From Skill Text to Skill Structure: The Scheduling-Structural-Logical Representation for Agent Skills
In recent years, the rise of Large Language Model (LLM) agents has highlighted the importance of reusable skills, which are essentially capability packages combining various elements such as instructions, control flow, constraints, and tool calls. However, many current agent systems predominantly represent these skills through text-heavy artifacts. This includes SKILL{.}md-style documents and structured records that primarily embed machine-usable evidence within natural-language descriptions.
This reliance on natural language presents significant challenges for skill-centered agent systems. Managing collections of skills and effectively utilizing them requires a nuanced understanding of invocation interfaces, execution structures, and the concrete side effects of actions. These components are often convoluted within a single textual representation, complicating the ability of systems to reason about skills effectively.
The Need for Explicit Skill Representation
To address these challenges, an explicit representation of skill knowledge can facilitate easier acquisition and utilization of skill artifacts by machines. Inspired by classical linguistic knowledge representation theories, such as Memory Organization Packets, Script Theory, and Conceptual Dependency from Schank and Abelson, researchers have introduced a novel structured representation for agent skill artifacts. This representation is known as the Scheduling-Structural-Logical (SSL) representation.
Introducing the Scheduling-Structural-Logical Representation
The SSL representation effectively disentangles three critical components:
- Scheduling Signals: These indicate how and when a skill should be invoked.
- Execution Structure: This outlines the scene-level structure of how actions within a skill are executed.
- Logic-Level Evidence: This encompasses the action and resource-use evidence that supports the skill’s execution.
By structuring skill artifacts in this manner, SSL provides a clearer framework for understanding and utilizing agent skills.
Evaluation and Results
The SSL representation was instantiated through an LLM-based normalizer and subsequently evaluated on a diverse corpus of skills across two distinct tasks: Skill Discovery and Risk Assessment. The results were promising, demonstrating significant improvements over traditional text-only baselines:
- In the Skill Discovery task, the Mean Reciprocal Rank (MRR) improved from 0.573 to 0.707.
- In the Risk Assessment task, the macro F1 score increased from 0.744 to 0.787.

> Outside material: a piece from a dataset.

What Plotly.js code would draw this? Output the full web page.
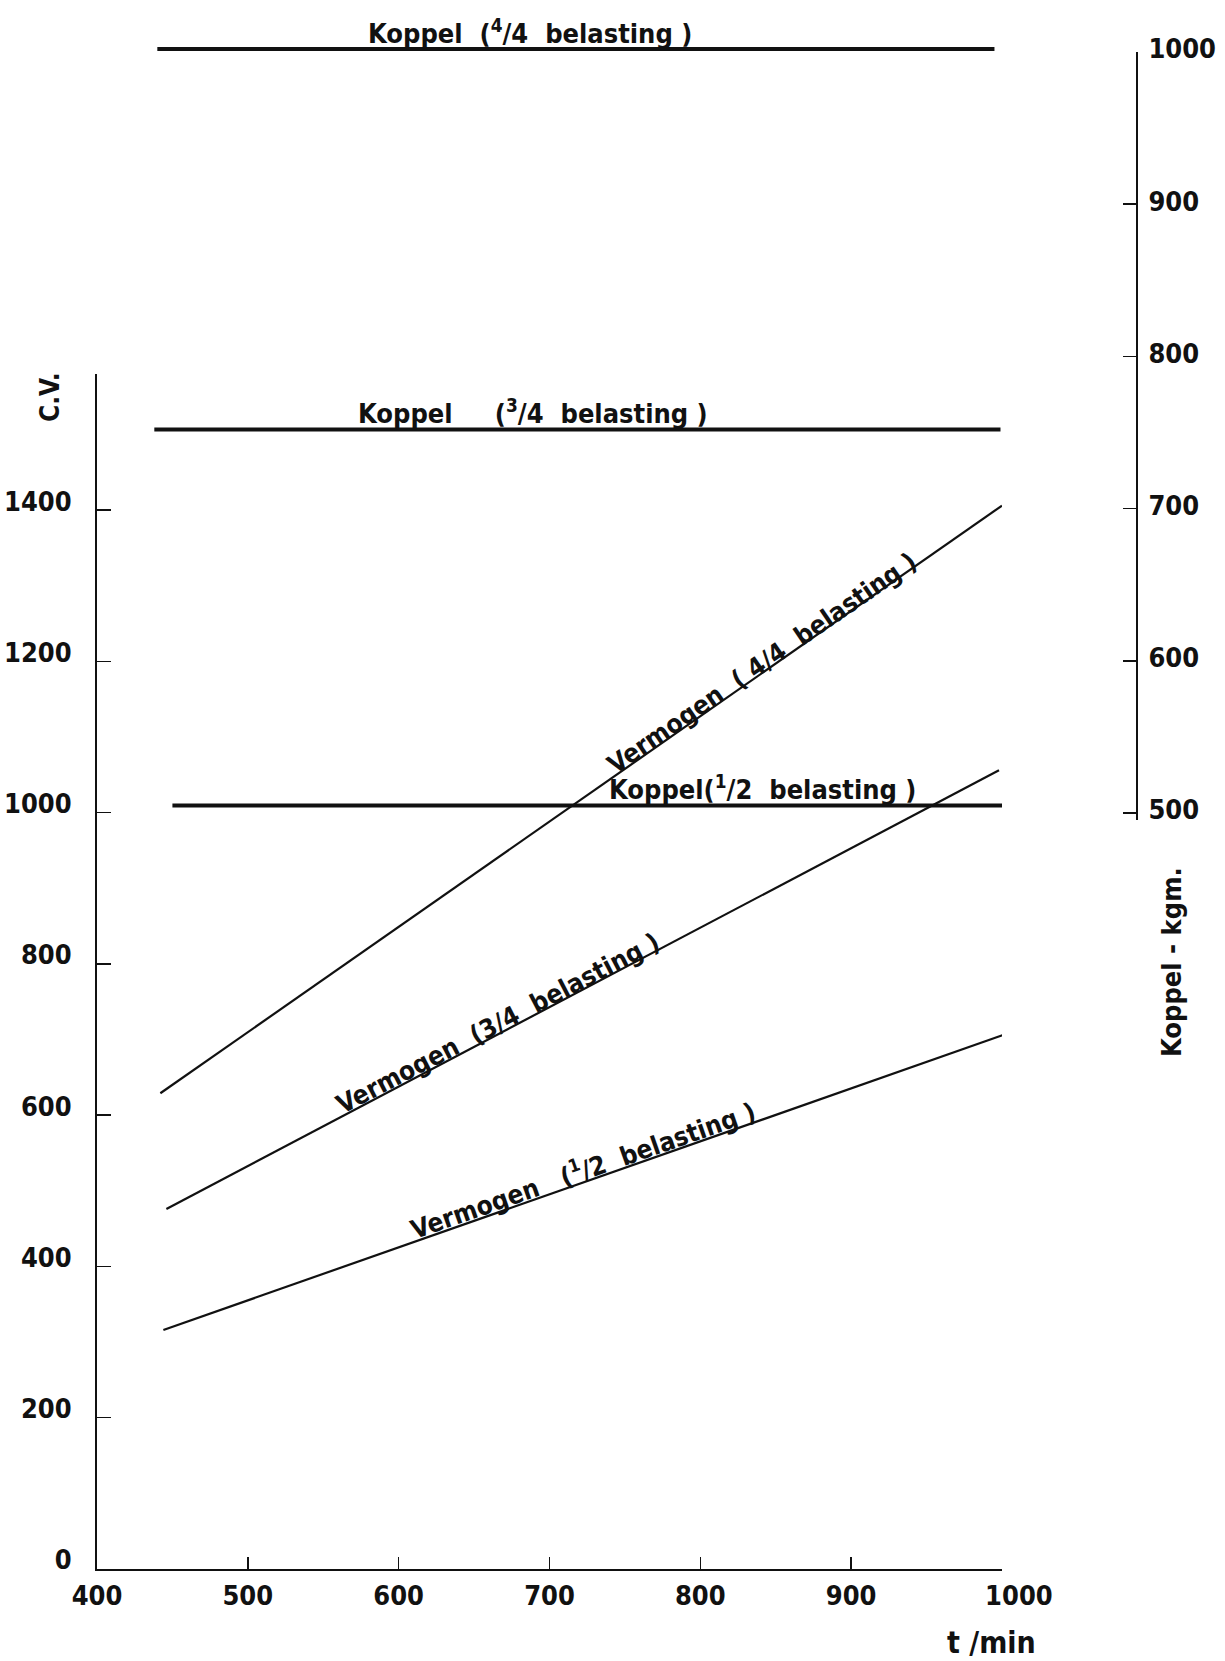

These findings underscore the advantages of having an explicit, source-grounded structure for agent skills. Not only does SSL enhance the searchability and reviewability of skills, but it also paves the way for more inspectable, reusable, and operationally actionable skill representations within agent systems.
Conclusion
In conclusion, the development of the Scheduling-Structural-Logical representation marks a significant step forward in the evolution of skill-centered agent systems. While it is not a complete standard or an end-to-end solution for managing and using skills, SSL represents a practical advancement towards making agent skills more accessible and effective in various applications.